1982 concert tour by Fleetwood Mac

The Mirage Tour was a concert tour by British-American rock band Fleetwood Mac. The tour ran from September 1 to October 31, 1982. Unlike the 112-show Tusk Tour, the Mirage Tour was limited to just 29 cities in the United States.

== History ==
This would be the last tour with Lindsey Buckingham in the band until The Dance in 1997. Although Buckingham would perform on and co-produce the next album, Tango in the Night, he did not tour and left the band shortly after its completion. By the end of the Mirage Tour, Buckingham was "disillusioned with some of the collective priorities of the band."

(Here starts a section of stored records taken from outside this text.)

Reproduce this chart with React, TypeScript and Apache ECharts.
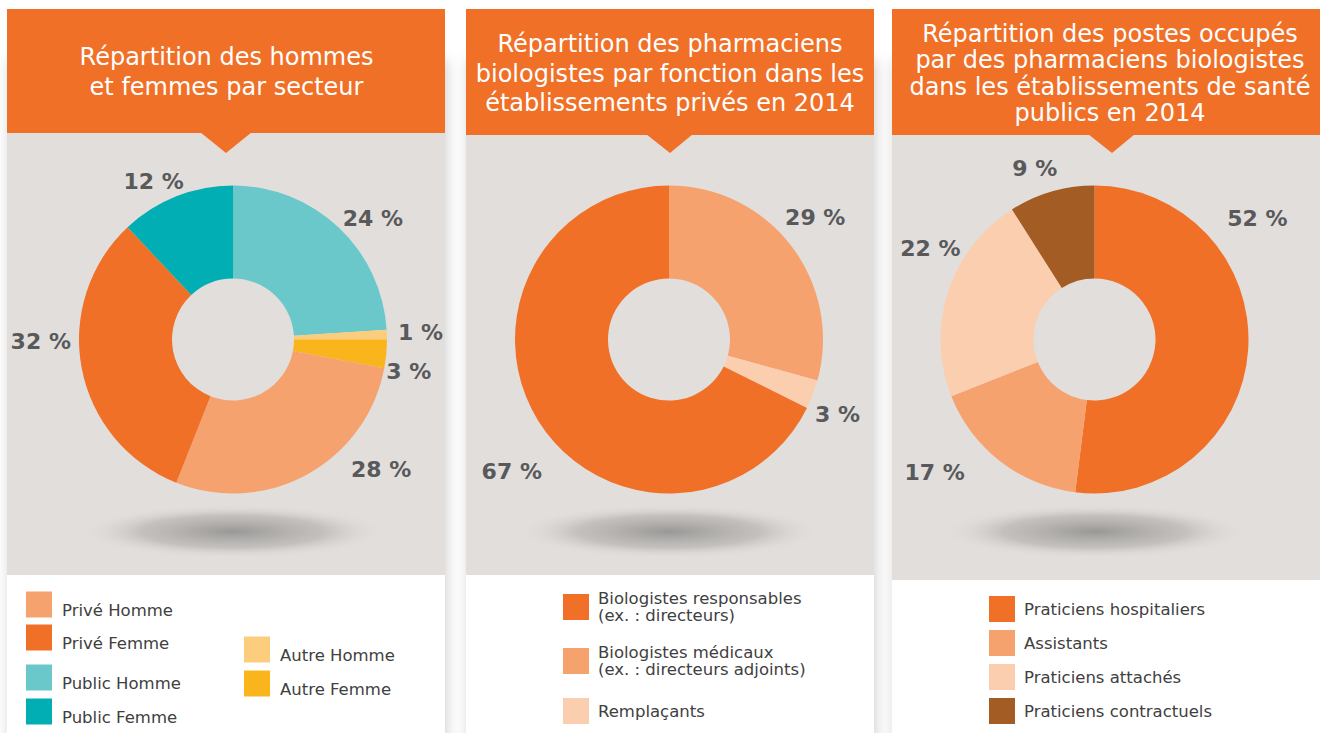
import React, { useEffect, useRef } from "react";
import * as echarts from "echarts";

// ---------- Data ----------
const titles = [
  "Répartition des hommes\net femmes par secteur",
  "Répartition des pharmaciens\nbiologistes par fonction dans les\nétablissements privés en 2014",
  "Répartition des postes occupés\npar des pharmaciens biologistes\ndans les établissements de santé\npublics en 2014",
];

// Chart 1 – clockwise from 12 o'clock
const sectorNames = ["Public Homme", "Autre Homme", "Autre Femme", "Privé Homme", "Privé Femme", "Public Femme"];
const sectorValues = [24, 1, 3, 28, 32, 12];
const sectorColors = ["#6AC8CB", "#FCCD7C", "#FAB41C", "#F5A26F", "#F07028", "#00AEB3"];
const sectorLegendA = ["Privé Homme", "Privé Femme"];
const sectorLegendB = ["Public Homme", "Public Femme"];
const sectorLegendC = ["Autre Homme", "Autre Femme"];

// Chart 2
const fonctionNames = ["Biologistes médicaux", "Remplaçants", "Biologistes responsables"];
const fonctionValues = [29, 3, 67];
const fonctionColors = ["#F5A26F", "#FBCEAF", "#F07028"];
const fonctionLegend = ["Biologistes responsables", "Biologistes médicaux", "Remplaçants"];
const fonctionLegendText: Record<string, string> = {
  "Biologistes responsables": "Biologistes responsables\n(ex. : directeurs)",
  "Biologistes médicaux": "Biologistes médicaux\n(ex. : directeurs adjoints)",
  "Remplaçants": "Remplaçants",
};

// Chart 3
const posteNames = ["Praticiens hospitaliers", "Assistants", "Praticiens attachés", "Praticiens contractuels"];
const posteValues = [52, 17, 22, 9];
const posteColors = ["#F07028", "#F5A26F", "#FBCEAF", "#A35C24"];
const posteLegend = ["Praticiens hospitaliers", "Assistants", "Praticiens attachés", "Praticiens contractuels"];

// ---------- Style / layout ----------
const ORANGE = "#F07028";
const GRAY = "#E2DEDB";
const LABEL = "#58595B";
const LEGEND_TXT = "#404040";
const FONT = "DejaVu Sans";

const panels = [
  { x: 7, w: 438, hdrEnd: 133, grayEnd: 575, tri: [200, 252, 226], cx: 233, titleY: 72, lh: 30 },
  { x: 466, w: 408, hdrEnd: 135, grayEnd: 575, tri: [646, 693, 670], cx: 669, titleY: 73.5, lh: 29.5 },
  { x: 892, w: 428, hdrEnd: 135, grayEnd: 580, tri: [1088, 1135, 1112], cx: 1094.5, titleY: 73.5, lh: 26.5 },
];
const titleCx = [226.5, 670, 1110];
const pieCy = 339.5;

// label nudges from the default "outside" position
const nudges = [
  [[-9, 0], [-6, -2], [-17, 16], [33, -15], [6, -29], [17, -4]],
  [[-21, -21], [-14, 16], [19, 44]],
  [[-38, -131], [-23, 2], [29, -40], [14, -12]],
];

function mkData(names: string[], values: number[], colors: string[]) {
  return names.map((n, i) => ({ name: n, value: values[i], itemStyle: { color: colors[i] } }));
}

function pieSeries(idx: number, data: any[]) {
  return {
    type: "pie",
    center: [panels[idx].cx, pieCy],
    radius: [61, 154],
    startAngle: 90,
    clockwise: true,
    avoidLabelOverlap: false,
    silent: true,
    emphasis: { disabled: true },
    label: {
      show: true,
      position: "outside",
      formatter: "{c} %",
      color: LABEL,
      fontSize: 22,
      fontWeight: "bold",
      fontFamily: FONT,
      distanceToLabelLine: 5,
    },
    labelLine: { show: false, length: 12, length2: 0 },
    labelLayout: (p: any) => {
      const n = nudges[idx][p.dataIndex] || [0, 0];
      return { dx: n[0], dy: n[1] };
    },
    data,
  };
}

function legendBase(extra: any, lineHeight: number, padLeft: number) {
  return {
    orient: "vertical",
    icon: "rect",
    itemWidth: 26,
    itemHeight: 26,
    padding: 0,
    height: 200,
    selectedMode: false,
    textStyle: {
      fontSize: 16.5,
      color: LEGEND_TXT,
      fontFamily: FONT,
      lineHeight,
      padding: [0, 0, 0, padLeft],
    },
    ...extra,
  };
}

export default function App() {
  const ref = useRef<HTMLDivElement>(null);
  useEffect(() => {
    document.body.style.margin = "0";
    const chart = echarts.init(ref.current!, null, { renderer: "svg" });

    const graphics: any[] = [];
    panels.forEach((p, i) => {
      graphics.push({
        type: "rect",
        z: -20,
        shape: { x: p.x, y: 60, width: p.w, height: 733 - 60 + 20 },
        style: { fill: "#ffffff", shadowBlur: 14, shadowColor: "rgba(0,0,0,0.18)", shadowOffsetX: 2 },
      });
      graphics.push({
        type: "rect",
        z: -19,
        shape: { x: p.x, y: p.hdrEnd, width: p.w, height: p.grayEnd - p.hdrEnd },
        style: { fill: GRAY },
      });
      graphics.push({
        type: "rect",
        z: -18,
        shape: { x: p.x, y: 9, width: p.w, height: p.hdrEnd - 9 },
        style: { fill: ORANGE },
      });
      graphics.push({
        type: "polygon",
        z: -18,
        shape: { points: [[p.tri[0], p.hdrEnd - 1], [p.tri[1], p.hdrEnd - 1], [p.tri[2], 153]] },
        style: { fill: ORANGE },
      });
      graphics.push({
        type: "text",
        z: 5,
        x: titleCx[i],
        y: p.titleY,
        style: {
          text: titles[i],
          fill: "#ffffff",
          fontSize: 24,
          fontFamily: FONT,
          lineHeight: p.lh,
          align: "center",
          verticalAlign: "middle",
        },
      });
      graphics.push({
        type: "ellipse",
        z: -15,
        shape: { cx: p.cx, cy: 531.5, rx: 153, ry: 27 },
        style: {
          fill: new echarts.graphic.RadialGradient(0.5, 0.5, 0.5, [
            { offset: 0, color: "rgba(150,148,146,0.95)" },
            { offset: 0.6, color: "rgba(175,173,171,0.6)" },
            { offset: 1, color: "rgba(226,222,219,0)" },
          ]),
        },
      });
    });

    const shifted = (n: string) => "\n" + n;

    chart.setOption({
      animation: false,
      graphic: graphics,
      legend: [
        legendBase({ data: sectorLegendA, left: 26, top: 590, itemGap: 4, formatter: shifted }, 12, 5),
        legendBase({ data: sectorLegendB, left: 26, top: 663, itemGap: 5, formatter: shifted }, 12, 5),
        legendBase({ data: sectorLegendC, left: 244, top: 635, itemGap: 5, formatter: shifted }, 12, 5),
        legendBase(
          { data: fonctionLegend, left: 563, top: 590, itemGap: 20, formatter: (n: string) => fonctionLegendText[n] || n },
          17,
          4
        ),
        legendBase({ data: posteLegend, left: 989, top: 596, itemGap: 8 }, 17, 4),
      ],
      series: [
        pieSeries(0, mkData(sectorNames, sectorValues, sectorColors)),
        pieSeries(1, mkData(fonctionNames, fonctionValues, fonctionColors)),
        pieSeries(2, mkData(posteNames, posteValues, posteColors)),
      ],
    });
    return () => chart.dispose();
  }, []);
  return <div ref={ref} style={{ width: 1320, height: 733 }} />;
}
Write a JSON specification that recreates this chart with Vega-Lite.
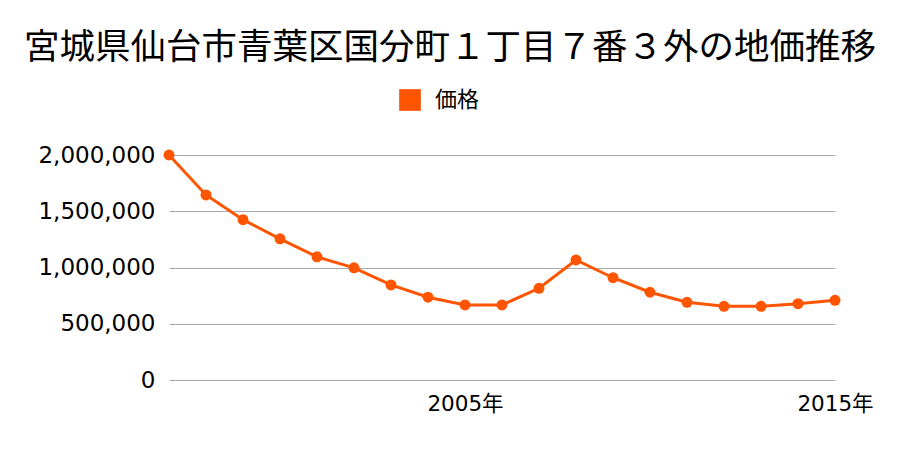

In September, Fleetwood Mac performed at the US Festival in California, which earned the band $800,000 in one night. The October 21 and 22 shows at The Forum were released in 1984 in VHS (and later in DVD) under the title "Fleetwood Mac In Concert - Mirage Tour '82". The audio portion of this video was released, with two edits for time, as a bonus disc of the deluxe edition of Mirage, released September 23, 2016. Two songs from the October 21 show and one from October 22 would appear on a Super Deluxe edition of Fleetwood Mac Live released in 2021. The entire set from these concerts was released in 2024, under the title Fleetwood Mac - Mirage Tour '82.

== Set list==

1. "Second Hand News"
2. "The Chain"
3. "Don't Stop"
4. "Dreams"
5. "Oh Well"
6. "Rhiannon"
7. "Brown Eyes"
8. "Eyes of the World"
9. "Gypsy"
10. "Love in Store"
11. "Not That Funny"
12. "Never Going Back Again"
13. "Landslide"
14. "Tusk"
15. "Sara"
16. "Hold Me"
17. "You Make Loving Fun"
18. "I'm So Afraid"
19. "Go Your Own Way"
  - Encore
20. "Blue Letter"
21. "Sisters of the Moon"
22. "Songbird"

Source:

== Tour dates ==

| Date | City | Country | Venue |
North America
| September 1, 1982 | Greensboro | United States | Greensboro Coliseum |
| September 2, 1982 | Atlanta | Omni Coliseum |
| September 4, 1982 | Orlando | Citrus Bowl (Rock Superbowl Festival) |
| September 5, 1982 | San Bernardino | Glen Helen Regional Park (US Festival) |
| September 9, 1982 | Lexington | Rupp Arena |
| September 10, 1982 | Norfolk | Norfolk Scope |
| September 11, 1982 | Philadelphia | The Spectrum |
| September 14, 1982 | East Rutherford | Brendan Byrne Arena |
| September 15, 1982 | Worcester | The Centrum |
| September 18, 1982 | Indianapolis | Market Square Arena |
| September 19, 1982 | Detroit | Joe Louis Arena |
| September 22, 1982 | East Troy | Alpine Valley Music Theatre |
| September 23, 1982 | Bloomington | Met Center |
| September 26, 1982 | Oklahoma City | Myriad Convention Center |
| September 27, 1982 | Houston | The Summit |
| September 28, 1982 | Dallas | Reunion Arena |
| September 30, 1982 | Tempe | Compton Terrace Amphitheatre |
| October 3, 1982 | Oakland | Oakland-Alameda County Coliseum |
| October 7, 1982 | Austin (rescheduled to October 31 due to vocal troubles with Stevie Nicks) | Frank Erwin Center |
| October 9, 1982 | Chapel Hill | Carmichael Auditorium |
| October 10, 1982 | East Troy | Alpine Valley Music Theatre |
| October 12, 1982 | Memphis | Mid-South Coliseum |
| October 13, 1982 | Baton Rouge | LSU Assembly Center |
| October 15, 1982 | Denver | McNichols Sports Arena |
| October 17, 1982 | Sacramento | Cal Expo Amphitheatre |
| October 18, 1982 | Irvine | Irvine Meadows Amphitheatre |
| October 20, 1982 | Oakland | Oakland-Alameda County Coliseum |
| October 21, 1982 | Inglewood | The Forum |
October 22, 1982
| October 25, 1982 | Cedar Falls | UNI-Dome |
| October 26, 1982 | Lincoln | Pershing Auditorium |
| October 28, 1982 | St. Louis | Checkerdome |
| October 31, 1982 | Austin | Frank Erwin Center |

==Personnel==
- Mick Fleetwood – drums, percussion
- John McVie – bass guitar
- Christine McVie – Hammond B3 Organ, Yamaha CP-30, piano, accordion, maracas, tambourine, vocals
- Lindsey Buckingham – guitar, vocals
- Stevie Nicks – vocals, tambourine, cowbell

==Certifications==

| Region | Certification | Certified units/sales |
| Australia (ARIA) video | 2× Platinum | 30,000^{^} |
^{^} Shipments figures based on certification alone.